----- Input data -----

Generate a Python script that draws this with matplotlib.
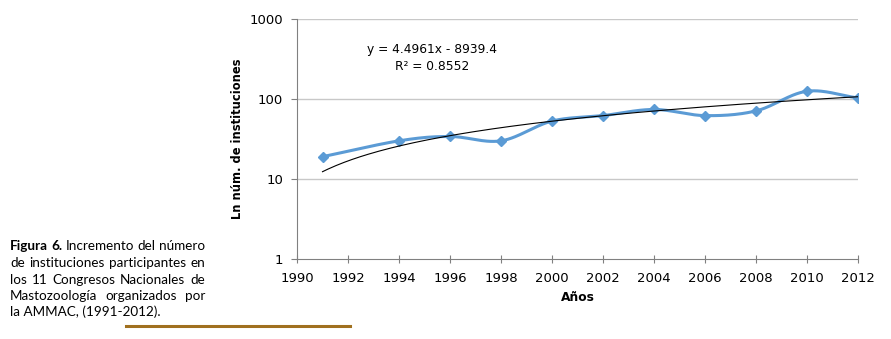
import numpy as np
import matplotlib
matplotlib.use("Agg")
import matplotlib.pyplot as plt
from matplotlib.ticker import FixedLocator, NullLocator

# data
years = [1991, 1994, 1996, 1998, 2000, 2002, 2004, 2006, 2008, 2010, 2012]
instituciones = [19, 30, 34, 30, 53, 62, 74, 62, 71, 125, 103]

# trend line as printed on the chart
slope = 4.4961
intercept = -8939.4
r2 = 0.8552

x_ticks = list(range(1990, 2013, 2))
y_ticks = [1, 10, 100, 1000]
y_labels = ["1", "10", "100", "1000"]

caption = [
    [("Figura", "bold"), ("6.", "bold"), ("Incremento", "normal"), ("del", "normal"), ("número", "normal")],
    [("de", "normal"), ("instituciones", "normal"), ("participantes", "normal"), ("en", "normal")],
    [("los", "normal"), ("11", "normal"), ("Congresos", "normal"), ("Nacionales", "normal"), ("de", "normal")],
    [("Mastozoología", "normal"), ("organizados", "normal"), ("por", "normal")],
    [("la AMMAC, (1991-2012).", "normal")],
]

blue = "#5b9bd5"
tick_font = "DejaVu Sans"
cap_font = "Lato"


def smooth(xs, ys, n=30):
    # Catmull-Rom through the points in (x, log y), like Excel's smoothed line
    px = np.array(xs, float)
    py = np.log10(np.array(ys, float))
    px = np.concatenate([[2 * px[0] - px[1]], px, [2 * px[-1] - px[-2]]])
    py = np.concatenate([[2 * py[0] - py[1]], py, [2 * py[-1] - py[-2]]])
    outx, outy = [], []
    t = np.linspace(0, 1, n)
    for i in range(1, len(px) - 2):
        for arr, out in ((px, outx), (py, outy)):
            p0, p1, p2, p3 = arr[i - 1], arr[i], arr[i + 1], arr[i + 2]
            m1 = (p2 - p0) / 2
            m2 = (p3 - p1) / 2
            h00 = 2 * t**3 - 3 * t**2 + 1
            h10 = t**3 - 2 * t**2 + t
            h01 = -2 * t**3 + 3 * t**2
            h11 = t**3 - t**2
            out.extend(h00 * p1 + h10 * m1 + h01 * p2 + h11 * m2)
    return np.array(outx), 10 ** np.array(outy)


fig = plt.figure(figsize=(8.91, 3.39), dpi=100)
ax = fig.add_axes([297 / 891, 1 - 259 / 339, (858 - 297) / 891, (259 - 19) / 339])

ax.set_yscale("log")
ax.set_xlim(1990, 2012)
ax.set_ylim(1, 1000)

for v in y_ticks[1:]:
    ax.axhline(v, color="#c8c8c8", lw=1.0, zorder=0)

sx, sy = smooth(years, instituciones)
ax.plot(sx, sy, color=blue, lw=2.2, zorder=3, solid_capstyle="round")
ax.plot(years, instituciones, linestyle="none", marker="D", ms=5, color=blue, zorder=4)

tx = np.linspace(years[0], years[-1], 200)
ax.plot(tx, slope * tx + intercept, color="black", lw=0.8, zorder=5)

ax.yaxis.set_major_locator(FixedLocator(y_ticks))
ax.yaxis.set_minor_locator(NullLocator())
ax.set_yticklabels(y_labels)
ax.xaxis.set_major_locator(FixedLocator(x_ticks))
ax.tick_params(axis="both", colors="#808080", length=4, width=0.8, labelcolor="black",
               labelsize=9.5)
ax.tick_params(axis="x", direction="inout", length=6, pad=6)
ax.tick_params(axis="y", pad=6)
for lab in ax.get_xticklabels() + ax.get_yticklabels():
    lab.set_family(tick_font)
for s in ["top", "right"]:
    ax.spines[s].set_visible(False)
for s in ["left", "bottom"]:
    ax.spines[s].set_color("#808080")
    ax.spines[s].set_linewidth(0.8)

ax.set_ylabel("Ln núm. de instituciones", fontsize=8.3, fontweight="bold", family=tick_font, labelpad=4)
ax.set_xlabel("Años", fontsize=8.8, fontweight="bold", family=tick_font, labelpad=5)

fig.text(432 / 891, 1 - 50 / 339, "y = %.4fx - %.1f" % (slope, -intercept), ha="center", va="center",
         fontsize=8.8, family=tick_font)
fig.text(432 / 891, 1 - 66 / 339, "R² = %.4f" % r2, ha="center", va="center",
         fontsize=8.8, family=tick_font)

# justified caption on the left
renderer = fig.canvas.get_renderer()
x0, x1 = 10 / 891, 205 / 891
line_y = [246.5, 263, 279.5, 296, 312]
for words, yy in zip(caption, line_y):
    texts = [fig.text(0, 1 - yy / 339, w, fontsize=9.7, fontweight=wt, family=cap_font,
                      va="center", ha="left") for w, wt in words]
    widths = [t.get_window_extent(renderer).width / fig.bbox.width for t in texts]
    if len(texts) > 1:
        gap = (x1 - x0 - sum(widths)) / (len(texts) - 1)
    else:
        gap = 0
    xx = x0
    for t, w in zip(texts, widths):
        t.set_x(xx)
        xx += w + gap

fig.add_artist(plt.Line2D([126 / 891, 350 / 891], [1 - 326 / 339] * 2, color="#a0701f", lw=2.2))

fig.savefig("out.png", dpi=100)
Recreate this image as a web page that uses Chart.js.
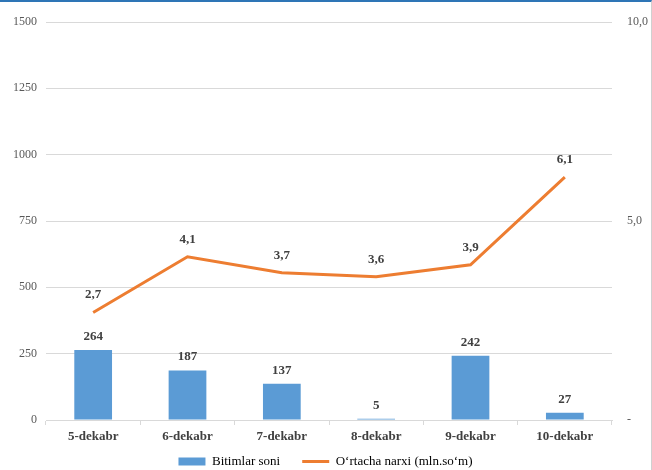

-----

- **Problem**:
Leave out the pictures and repeat the lines from the start of the material through the line with "return np.array(outx), 10", inclusive.

- **Output of the exercise**:
Generate a Python script that draws this with matplotlib.
import numpy as np
import matplotlib
matplotlib.use("Agg")
import matplotlib.pyplot as plt
from matplotlib.ticker import FixedLocator, NullLocator

# data
years = [1991, 1994, 1996, 1998, 2000, 2002, 2004, 2006, 2008, 2010, 2012]
instituciones = [19, 30, 34, 30, 53, 62, 74, 62, 71, 125, 103]

# trend line as printed on the chart
slope = 4.4961
intercept = -8939.4
r2 = 0.8552

x_ticks = list(range(1990, 2013, 2))
y_ticks = [1, 10, 100, 1000]
y_labels = ["1", "10", "100", "1000"]

caption = [
    [("Figura", "bold"), ("6.", "bold"), ("Incremento", "normal"), ("del", "normal"), ("número", "normal")],
    [("de", "normal"), ("instituciones", "normal"), ("participantes", "normal"), ("en", "normal")],
    [("los", "normal"), ("11", "normal"), ("Congresos", "normal"), ("Nacionales", "normal"), ("de", "normal")],
    [("Mastozoología", "normal"), ("organizados", "normal"), ("por", "normal")],
    [("la AMMAC, (1991-2012).", "normal")],
]

blue = "#5b9bd5"
tick_font = "DejaVu Sans"
cap_font = "Lato"


def smooth(xs, ys, n=30):
    # Catmull-Rom through the points in (x, log y), like Excel's smoothed line
    px = np.array(xs, float)
    py = np.log10(np.array(ys, float))
    px = np.concatenate([[2 * px[0] - px[1]], px, [2 * px[-1] - px[-2]]])
    py = np.concatenate([[2 * py[0] - py[1]], py, [2 * py[-1] - py[-2]]])
    outx, outy = [], []
    t = np.linspace(0, 1, n)
    for i in range(1, len(px) - 2):
        for arr, out in ((px, outx), (py, outy)):
            p0, p1, p2, p3 = arr[i - 1], arr[i], arr[i + 1], arr[i + 2]
            m1 = (p2 - p0) / 2
            m2 = (p3 - p1) / 2
            h00 = 2 * t**3 - 3 * t**2 + 1
            h10 = t**3 - 2 * t**2 + t
            h01 = -2 * t**3 + 3 * t**2
            h11 = t**3 - t**2
            out.extend(h00 * p1 + h10 * m1 + h01 * p2 + h11 * m2)
    return np.array(outx), 10 ** np.array(outy)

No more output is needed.